BEGIN Exercise data

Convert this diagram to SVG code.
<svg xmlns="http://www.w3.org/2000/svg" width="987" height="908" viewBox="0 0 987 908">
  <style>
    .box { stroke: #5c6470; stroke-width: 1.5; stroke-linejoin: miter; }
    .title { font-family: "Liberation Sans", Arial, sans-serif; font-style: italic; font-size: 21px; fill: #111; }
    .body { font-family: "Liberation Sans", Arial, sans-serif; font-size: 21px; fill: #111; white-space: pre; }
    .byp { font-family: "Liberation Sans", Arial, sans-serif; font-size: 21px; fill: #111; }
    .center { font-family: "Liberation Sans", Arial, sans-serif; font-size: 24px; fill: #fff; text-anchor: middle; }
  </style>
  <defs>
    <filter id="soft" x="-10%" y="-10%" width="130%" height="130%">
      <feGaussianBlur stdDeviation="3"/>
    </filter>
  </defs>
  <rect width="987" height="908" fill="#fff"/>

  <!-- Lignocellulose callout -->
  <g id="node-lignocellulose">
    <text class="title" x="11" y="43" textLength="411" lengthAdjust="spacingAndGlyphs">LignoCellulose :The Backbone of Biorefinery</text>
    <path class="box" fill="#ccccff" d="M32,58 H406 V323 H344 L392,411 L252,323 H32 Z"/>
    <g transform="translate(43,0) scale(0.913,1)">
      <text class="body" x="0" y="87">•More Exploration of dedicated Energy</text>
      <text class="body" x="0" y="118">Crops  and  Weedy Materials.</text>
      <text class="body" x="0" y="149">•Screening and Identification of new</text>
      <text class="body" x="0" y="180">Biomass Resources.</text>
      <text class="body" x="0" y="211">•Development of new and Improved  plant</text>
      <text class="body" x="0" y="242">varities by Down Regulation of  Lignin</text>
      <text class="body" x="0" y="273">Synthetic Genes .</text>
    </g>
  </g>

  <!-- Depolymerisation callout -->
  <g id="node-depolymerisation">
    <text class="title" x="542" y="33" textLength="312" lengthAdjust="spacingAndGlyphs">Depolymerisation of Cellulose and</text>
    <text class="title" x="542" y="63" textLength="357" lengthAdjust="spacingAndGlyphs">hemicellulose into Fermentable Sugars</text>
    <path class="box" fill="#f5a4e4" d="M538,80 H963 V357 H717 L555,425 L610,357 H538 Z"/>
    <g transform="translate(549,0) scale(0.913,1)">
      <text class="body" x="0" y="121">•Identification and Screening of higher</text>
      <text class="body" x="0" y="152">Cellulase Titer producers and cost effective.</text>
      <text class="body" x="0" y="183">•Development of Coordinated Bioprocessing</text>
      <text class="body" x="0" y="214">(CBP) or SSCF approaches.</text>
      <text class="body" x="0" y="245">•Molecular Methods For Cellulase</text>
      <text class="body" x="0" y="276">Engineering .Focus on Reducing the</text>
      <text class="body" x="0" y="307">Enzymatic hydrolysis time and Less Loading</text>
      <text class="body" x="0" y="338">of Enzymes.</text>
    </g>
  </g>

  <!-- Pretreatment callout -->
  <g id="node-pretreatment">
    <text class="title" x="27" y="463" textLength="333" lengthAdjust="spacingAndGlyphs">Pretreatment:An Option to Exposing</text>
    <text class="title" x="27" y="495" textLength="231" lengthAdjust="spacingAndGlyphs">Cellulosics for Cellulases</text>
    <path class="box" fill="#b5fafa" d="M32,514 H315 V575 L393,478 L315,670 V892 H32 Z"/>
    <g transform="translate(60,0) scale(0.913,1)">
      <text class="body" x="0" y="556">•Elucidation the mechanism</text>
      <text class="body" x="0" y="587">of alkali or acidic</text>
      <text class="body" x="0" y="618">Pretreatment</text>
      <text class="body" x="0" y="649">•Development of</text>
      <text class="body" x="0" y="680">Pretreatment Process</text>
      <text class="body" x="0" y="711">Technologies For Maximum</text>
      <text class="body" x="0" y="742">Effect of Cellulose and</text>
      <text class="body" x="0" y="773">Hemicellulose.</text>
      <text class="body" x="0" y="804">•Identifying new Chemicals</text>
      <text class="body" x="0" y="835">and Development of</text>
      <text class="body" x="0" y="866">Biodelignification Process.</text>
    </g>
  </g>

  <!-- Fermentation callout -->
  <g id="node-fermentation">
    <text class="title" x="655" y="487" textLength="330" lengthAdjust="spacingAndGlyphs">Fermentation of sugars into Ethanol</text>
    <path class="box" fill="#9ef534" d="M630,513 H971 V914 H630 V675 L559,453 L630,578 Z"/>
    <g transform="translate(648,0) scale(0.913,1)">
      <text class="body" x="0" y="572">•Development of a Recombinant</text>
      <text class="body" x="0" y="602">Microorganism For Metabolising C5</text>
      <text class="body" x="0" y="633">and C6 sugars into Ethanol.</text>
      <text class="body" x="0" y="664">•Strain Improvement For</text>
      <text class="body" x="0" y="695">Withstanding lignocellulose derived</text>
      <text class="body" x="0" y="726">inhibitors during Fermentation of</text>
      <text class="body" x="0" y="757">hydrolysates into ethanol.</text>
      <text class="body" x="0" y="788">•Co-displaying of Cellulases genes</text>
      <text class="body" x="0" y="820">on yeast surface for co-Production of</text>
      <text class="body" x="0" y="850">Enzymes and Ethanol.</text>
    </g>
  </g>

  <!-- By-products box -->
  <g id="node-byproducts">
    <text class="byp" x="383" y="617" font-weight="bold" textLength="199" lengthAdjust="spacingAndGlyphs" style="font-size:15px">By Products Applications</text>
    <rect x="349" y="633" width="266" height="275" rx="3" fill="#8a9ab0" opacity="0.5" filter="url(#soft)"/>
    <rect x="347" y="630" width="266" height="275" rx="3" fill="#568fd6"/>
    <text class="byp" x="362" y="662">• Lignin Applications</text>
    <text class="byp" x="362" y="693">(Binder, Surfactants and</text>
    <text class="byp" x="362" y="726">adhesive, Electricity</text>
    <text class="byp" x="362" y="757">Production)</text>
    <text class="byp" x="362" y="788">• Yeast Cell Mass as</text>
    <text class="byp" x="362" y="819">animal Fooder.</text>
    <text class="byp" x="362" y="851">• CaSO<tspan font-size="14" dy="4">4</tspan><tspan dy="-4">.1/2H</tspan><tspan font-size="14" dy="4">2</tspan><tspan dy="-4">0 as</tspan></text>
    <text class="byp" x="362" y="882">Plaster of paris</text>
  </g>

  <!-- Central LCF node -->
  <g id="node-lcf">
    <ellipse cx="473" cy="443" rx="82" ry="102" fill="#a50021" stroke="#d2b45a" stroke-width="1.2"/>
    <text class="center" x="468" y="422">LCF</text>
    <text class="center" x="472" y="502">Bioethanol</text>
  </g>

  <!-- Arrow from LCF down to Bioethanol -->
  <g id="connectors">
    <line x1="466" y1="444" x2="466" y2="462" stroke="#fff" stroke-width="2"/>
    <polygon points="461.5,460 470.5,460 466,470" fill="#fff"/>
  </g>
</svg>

END Exercise data
BEGIN Exercise data

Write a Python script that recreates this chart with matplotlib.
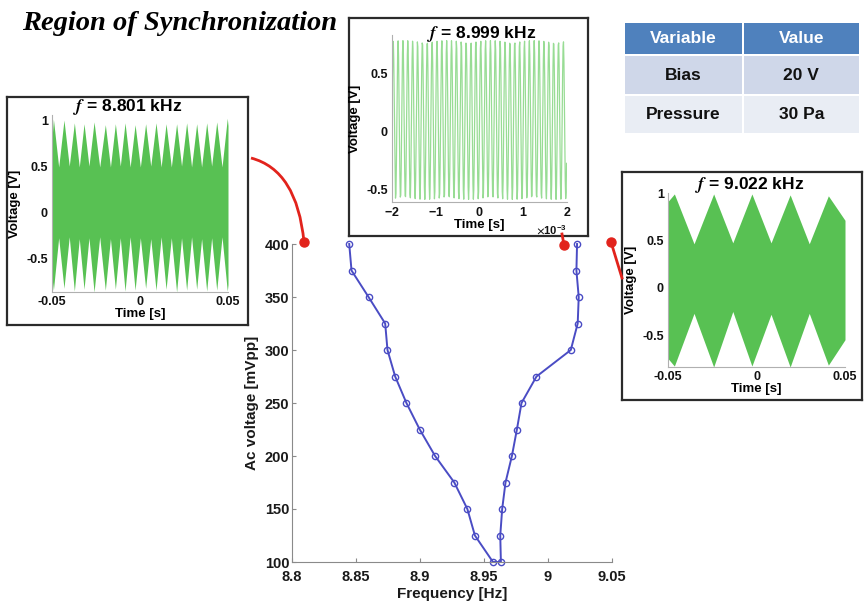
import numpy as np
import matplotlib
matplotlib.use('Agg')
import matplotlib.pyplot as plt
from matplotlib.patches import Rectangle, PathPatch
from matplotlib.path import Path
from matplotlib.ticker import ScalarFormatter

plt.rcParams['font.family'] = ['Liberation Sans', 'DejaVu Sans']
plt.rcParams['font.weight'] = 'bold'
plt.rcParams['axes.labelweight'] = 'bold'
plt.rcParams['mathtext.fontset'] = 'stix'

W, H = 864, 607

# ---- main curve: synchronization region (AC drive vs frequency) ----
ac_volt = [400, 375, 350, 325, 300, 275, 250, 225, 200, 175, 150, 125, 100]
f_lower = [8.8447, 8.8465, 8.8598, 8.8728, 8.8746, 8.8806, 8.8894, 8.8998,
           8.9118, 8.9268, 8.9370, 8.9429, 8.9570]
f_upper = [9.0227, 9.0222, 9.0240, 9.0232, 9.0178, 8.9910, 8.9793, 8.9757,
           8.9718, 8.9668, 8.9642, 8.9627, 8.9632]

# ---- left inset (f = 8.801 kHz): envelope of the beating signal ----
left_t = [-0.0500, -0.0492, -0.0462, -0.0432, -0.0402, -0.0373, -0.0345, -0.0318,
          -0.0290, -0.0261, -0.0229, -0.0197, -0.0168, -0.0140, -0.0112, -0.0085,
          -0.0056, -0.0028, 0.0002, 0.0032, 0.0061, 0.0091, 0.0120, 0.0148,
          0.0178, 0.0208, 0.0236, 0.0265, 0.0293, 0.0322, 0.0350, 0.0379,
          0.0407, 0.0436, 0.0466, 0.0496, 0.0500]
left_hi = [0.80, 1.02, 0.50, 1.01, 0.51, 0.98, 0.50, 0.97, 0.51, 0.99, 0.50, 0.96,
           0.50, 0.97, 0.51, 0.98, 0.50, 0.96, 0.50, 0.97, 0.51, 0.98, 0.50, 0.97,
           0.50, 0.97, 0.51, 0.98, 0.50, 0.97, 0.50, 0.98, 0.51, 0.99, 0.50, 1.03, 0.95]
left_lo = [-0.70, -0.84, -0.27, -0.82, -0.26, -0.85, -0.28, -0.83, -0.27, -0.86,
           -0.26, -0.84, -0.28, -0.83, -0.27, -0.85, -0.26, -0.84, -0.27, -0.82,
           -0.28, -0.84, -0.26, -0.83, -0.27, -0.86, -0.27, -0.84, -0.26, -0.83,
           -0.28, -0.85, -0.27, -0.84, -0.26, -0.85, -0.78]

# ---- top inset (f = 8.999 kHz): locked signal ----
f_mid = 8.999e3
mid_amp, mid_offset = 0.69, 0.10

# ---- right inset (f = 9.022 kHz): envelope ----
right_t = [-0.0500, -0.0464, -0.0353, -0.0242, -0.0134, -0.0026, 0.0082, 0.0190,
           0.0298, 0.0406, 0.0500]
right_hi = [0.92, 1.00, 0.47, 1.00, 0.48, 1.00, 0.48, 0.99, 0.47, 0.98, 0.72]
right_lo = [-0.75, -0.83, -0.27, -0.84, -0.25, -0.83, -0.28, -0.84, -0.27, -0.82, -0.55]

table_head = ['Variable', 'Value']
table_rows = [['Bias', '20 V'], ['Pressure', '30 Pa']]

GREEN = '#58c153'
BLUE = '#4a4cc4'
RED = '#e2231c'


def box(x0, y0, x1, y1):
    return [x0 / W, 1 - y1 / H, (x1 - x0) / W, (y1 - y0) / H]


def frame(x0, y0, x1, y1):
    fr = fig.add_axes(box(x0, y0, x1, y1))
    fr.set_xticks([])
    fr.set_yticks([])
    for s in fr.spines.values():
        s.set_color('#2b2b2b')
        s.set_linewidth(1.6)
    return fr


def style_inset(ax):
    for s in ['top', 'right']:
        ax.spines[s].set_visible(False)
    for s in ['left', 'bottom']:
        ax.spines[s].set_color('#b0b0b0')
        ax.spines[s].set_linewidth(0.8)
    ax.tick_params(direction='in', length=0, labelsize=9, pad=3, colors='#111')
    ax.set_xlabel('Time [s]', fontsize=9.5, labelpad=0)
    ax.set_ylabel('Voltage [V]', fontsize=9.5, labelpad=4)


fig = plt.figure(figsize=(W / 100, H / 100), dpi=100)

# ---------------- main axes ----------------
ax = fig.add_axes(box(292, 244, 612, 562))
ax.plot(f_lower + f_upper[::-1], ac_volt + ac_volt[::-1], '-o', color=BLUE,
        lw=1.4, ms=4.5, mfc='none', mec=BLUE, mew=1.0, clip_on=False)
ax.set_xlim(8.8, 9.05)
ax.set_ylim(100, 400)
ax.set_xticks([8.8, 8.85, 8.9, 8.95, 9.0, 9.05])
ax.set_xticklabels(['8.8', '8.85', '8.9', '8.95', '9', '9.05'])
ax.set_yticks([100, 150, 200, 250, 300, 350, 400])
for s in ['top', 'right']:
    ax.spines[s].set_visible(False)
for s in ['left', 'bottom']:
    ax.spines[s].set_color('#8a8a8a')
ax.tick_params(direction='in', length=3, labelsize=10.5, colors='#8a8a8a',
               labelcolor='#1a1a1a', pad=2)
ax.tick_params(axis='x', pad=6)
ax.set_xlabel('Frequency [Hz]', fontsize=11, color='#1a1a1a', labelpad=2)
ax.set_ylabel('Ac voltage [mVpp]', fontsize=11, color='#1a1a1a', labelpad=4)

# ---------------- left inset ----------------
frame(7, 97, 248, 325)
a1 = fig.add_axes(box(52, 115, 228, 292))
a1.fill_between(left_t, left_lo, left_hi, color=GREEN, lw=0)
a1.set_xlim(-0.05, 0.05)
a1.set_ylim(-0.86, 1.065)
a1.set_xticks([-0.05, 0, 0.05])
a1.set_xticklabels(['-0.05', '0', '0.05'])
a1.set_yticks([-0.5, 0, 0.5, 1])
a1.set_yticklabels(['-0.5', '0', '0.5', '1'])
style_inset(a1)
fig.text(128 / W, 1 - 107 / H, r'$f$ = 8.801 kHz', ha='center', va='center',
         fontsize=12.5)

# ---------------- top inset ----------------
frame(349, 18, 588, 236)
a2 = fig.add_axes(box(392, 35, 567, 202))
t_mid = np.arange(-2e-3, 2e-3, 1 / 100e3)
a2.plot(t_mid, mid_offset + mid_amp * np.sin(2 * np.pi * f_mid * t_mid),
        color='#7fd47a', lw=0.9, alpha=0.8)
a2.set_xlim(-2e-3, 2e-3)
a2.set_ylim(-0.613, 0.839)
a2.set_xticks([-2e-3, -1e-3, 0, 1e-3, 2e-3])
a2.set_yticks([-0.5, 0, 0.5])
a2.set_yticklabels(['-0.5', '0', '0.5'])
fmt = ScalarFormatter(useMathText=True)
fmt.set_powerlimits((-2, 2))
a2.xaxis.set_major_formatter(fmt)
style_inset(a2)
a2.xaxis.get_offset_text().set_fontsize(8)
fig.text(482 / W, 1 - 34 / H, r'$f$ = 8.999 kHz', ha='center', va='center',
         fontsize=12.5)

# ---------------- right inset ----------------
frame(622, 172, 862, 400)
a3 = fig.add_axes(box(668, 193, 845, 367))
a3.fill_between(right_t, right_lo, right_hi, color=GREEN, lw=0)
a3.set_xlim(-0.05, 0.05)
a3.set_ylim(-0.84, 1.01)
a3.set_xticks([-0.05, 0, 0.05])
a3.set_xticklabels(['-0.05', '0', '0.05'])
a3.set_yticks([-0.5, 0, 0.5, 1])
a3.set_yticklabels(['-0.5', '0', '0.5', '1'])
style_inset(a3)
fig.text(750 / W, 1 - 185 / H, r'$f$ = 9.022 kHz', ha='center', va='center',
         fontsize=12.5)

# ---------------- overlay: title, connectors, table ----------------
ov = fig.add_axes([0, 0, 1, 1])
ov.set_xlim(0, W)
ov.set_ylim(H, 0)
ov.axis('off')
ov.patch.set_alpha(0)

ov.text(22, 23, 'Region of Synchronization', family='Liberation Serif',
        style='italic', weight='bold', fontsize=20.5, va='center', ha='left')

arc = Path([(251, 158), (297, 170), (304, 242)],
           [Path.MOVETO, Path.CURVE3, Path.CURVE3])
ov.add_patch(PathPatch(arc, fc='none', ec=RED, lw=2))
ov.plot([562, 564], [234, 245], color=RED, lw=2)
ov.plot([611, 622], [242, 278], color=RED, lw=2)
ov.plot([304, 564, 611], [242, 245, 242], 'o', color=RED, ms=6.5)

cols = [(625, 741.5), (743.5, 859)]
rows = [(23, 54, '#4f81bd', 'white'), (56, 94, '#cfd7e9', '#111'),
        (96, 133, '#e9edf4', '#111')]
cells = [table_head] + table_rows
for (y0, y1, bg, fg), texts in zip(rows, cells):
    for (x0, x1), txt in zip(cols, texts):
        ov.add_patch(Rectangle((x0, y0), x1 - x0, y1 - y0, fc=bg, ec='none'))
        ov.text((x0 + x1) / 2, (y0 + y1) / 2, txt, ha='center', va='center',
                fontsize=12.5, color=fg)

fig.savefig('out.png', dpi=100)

END Exercise data

Only the lines from the one containing "Write a Python" down to the one containing "W, H = 864, 607" should be copied, exactly and with both ends kept. Drop the pictures.

Response to the exercise:
Write a Python script that recreates this chart with matplotlib.
import numpy as np
import matplotlib
matplotlib.use('Agg')
import matplotlib.pyplot as plt
from matplotlib.patches import Rectangle, PathPatch
from matplotlib.path import Path
from matplotlib.ticker import ScalarFormatter

plt.rcParams['font.family'] = ['Liberation Sans', 'DejaVu Sans']
plt.rcParams['font.weight'] = 'bold'
plt.rcParams['axes.labelweight'] = 'bold'
plt.rcParams['mathtext.fontset'] = 'stix'

W, H = 864, 607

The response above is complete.